◆ Written request:
Write out the opening lines of the data word for word, up to and including the line with "import * as", and leave every picture and every later line out.

◆ Stored data:
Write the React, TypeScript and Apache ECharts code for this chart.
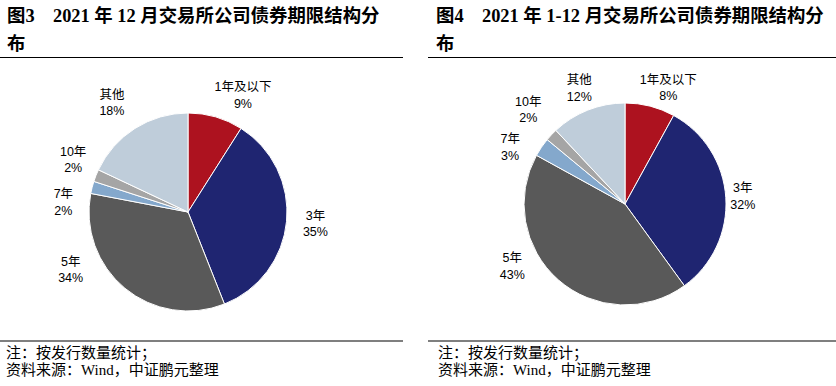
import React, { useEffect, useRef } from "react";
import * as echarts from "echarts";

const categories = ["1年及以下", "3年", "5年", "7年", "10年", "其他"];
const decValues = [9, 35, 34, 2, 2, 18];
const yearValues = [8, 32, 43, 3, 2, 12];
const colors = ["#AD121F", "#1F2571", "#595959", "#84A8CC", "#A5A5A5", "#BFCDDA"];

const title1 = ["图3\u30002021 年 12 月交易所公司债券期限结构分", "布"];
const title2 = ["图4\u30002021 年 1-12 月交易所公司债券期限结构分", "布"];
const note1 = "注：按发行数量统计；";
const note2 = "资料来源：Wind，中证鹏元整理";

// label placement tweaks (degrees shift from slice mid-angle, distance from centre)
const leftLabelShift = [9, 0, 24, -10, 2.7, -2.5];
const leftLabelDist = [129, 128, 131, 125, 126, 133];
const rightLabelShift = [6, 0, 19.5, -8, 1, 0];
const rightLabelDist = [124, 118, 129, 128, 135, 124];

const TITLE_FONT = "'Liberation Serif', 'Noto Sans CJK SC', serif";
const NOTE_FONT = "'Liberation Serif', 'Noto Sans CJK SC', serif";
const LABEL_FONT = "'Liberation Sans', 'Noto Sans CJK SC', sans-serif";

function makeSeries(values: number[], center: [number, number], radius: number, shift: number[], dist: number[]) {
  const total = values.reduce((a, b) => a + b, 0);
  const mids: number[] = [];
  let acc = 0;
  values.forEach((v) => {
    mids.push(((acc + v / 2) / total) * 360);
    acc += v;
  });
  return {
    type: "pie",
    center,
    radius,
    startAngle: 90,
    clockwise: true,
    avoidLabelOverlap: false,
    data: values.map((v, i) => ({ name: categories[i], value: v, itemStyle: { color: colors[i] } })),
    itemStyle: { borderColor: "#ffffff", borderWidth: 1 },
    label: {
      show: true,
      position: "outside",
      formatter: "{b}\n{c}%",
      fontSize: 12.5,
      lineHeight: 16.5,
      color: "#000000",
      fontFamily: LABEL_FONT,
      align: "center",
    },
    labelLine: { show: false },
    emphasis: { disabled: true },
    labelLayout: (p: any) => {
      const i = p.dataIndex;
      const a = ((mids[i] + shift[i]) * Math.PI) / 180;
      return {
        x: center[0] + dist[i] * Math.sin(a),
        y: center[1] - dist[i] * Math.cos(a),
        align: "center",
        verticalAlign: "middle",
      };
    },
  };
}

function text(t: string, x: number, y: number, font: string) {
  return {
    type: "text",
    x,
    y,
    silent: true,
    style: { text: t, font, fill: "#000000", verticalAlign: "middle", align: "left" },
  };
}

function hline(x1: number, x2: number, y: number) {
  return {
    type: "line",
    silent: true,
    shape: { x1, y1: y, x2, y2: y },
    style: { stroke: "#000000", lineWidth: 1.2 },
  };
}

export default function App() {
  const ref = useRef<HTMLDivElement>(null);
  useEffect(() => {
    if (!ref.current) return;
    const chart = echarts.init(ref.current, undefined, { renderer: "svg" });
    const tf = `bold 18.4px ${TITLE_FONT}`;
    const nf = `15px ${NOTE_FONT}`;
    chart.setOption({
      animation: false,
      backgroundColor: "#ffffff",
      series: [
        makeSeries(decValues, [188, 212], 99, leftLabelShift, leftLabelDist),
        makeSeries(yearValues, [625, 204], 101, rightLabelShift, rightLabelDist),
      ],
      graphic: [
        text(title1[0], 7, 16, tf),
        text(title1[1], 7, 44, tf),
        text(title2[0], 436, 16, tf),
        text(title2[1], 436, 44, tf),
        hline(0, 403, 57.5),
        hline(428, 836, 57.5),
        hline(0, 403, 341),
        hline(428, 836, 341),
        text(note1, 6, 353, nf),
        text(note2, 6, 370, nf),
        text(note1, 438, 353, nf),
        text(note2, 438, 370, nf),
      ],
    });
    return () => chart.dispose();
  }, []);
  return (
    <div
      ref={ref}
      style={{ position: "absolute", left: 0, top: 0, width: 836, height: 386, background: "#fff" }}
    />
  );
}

◆ Reply:
Write the React, TypeScript and Apache ECharts code for this chart.
import React, { useEffect, useRef } from "react";
import * as echarts from "echarts";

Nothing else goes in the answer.